— START Records for the exercise —

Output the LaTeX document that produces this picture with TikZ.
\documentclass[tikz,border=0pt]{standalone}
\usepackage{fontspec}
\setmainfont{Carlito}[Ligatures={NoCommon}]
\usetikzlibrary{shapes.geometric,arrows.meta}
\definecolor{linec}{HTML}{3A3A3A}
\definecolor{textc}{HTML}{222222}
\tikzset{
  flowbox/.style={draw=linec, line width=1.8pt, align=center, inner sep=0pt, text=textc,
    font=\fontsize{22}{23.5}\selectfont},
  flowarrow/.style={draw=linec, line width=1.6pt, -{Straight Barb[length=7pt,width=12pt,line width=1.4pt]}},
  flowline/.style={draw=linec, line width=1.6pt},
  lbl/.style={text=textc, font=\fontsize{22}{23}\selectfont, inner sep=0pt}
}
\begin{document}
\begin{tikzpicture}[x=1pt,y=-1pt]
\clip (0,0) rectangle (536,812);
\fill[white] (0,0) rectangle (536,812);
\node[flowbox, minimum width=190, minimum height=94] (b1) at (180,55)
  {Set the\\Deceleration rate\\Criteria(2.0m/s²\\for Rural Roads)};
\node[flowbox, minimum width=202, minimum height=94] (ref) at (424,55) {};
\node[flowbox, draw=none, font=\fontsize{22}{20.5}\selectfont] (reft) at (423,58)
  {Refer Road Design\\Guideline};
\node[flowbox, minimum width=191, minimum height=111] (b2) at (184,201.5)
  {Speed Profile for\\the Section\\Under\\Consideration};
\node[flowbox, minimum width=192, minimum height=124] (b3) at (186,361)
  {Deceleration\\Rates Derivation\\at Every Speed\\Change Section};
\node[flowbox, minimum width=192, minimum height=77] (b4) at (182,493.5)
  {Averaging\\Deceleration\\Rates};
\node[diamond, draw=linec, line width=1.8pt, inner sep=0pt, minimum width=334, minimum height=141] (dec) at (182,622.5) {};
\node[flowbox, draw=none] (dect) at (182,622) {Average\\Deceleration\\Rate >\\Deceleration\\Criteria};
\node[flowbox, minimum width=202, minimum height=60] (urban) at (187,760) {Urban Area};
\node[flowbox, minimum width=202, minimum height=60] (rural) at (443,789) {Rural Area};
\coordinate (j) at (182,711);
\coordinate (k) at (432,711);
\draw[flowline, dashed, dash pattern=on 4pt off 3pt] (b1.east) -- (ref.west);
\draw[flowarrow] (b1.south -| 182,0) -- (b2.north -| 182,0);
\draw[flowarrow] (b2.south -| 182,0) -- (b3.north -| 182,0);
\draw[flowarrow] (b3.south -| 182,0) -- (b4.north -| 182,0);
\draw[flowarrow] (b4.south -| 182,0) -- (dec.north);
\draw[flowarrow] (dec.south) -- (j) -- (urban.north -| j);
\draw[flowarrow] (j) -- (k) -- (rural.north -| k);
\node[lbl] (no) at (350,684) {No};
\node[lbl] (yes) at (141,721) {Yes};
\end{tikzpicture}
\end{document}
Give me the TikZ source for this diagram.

— END Records for the exercise —

* _Task statement_
Reproduce the complete set of lines precisely as supplied.

* _Exercise answer_
Output the LaTeX document that produces this picture with TikZ.
\documentclass[tikz,border=0pt]{standalone}
\usepackage{fontspec}
\setmainfont{Carlito}[Ligatures={NoCommon}]
\usetikzlibrary{shapes.geometric,arrows.meta}
\definecolor{linec}{HTML}{3A3A3A}
\definecolor{textc}{HTML}{222222}
\tikzset{
  flowbox/.style={draw=linec, line width=1.8pt, align=center, inner sep=0pt, text=textc,
    font=\fontsize{22}{23.5}\selectfont},
  flowarrow/.style={draw=linec, line width=1.6pt, -{Straight Barb[length=7pt,width=12pt,line width=1.4pt]}},
  flowline/.style={draw=linec, line width=1.6pt},
  lbl/.style={text=textc, font=\fontsize{22}{23}\selectfont, inner sep=0pt}
}
\begin{document}
\begin{tikzpicture}[x=1pt,y=-1pt]
\clip (0,0) rectangle (536,812);
\fill[white] (0,0) rectangle (536,812);
\node[flowbox, minimum width=190, minimum height=94] (b1) at (180,55)
  {Set the\\Deceleration rate\\Criteria(2.0m/s²\\for Rural Roads)};
\node[flowbox, minimum width=202, minimum height=94] (ref) at (424,55) {};
\node[flowbox, draw=none, font=\fontsize{22}{20.5}\selectfont] (reft) at (423,58)
  {Refer Road Design\\Guideline};
\node[flowbox, minimum width=191, minimum height=111] (b2) at (184,201.5)
  {Speed Profile for\\the Section\\Under\\Consideration};
\node[flowbox, minimum width=192, minimum height=124] (b3) at (186,361)
  {Deceleration\\Rates Derivation\\at Every Speed\\Change Section};
\node[flowbox, minimum width=192, minimum height=77] (b4) at (182,493.5)
  {Averaging\\Deceleration\\Rates};
\node[diamond, draw=linec, line width=1.8pt, inner sep=0pt, minimum width=334, minimum height=141] (dec) at (182,622.5) {};
\node[flowbox, draw=none] (dect) at (182,622) {Average\\Deceleration\\Rate >\\Deceleration\\Criteria};
\node[flowbox, minimum width=202, minimum height=60] (urban) at (187,760) {Urban Area};
\node[flowbox, minimum width=202, minimum height=60] (rural) at (443,789) {Rural Area};
\coordinate (j) at (182,711);
\coordinate (k) at (432,711);
\draw[flowline, dashed, dash pattern=on 4pt off 3pt] (b1.east) -- (ref.west);
\draw[flowarrow] (b1.south -| 182,0) -- (b2.north -| 182,0);
\draw[flowarrow] (b2.south -| 182,0) -- (b3.north -| 182,0);
\draw[flowarrow] (b3.south -| 182,0) -- (b4.north -| 182,0);
\draw[flowarrow] (b4.south -| 182,0) -- (dec.north);
\draw[flowarrow] (dec.south) -- (j) -- (urban.north -| j);
\draw[flowarrow] (j) -- (k) -- (rural.north -| k);
\node[lbl] (no) at (350,684) {No};
\node[lbl] (yes) at (141,721) {Yes};
\end{tikzpicture}
\end{document}
Give me the TikZ source for this diagram.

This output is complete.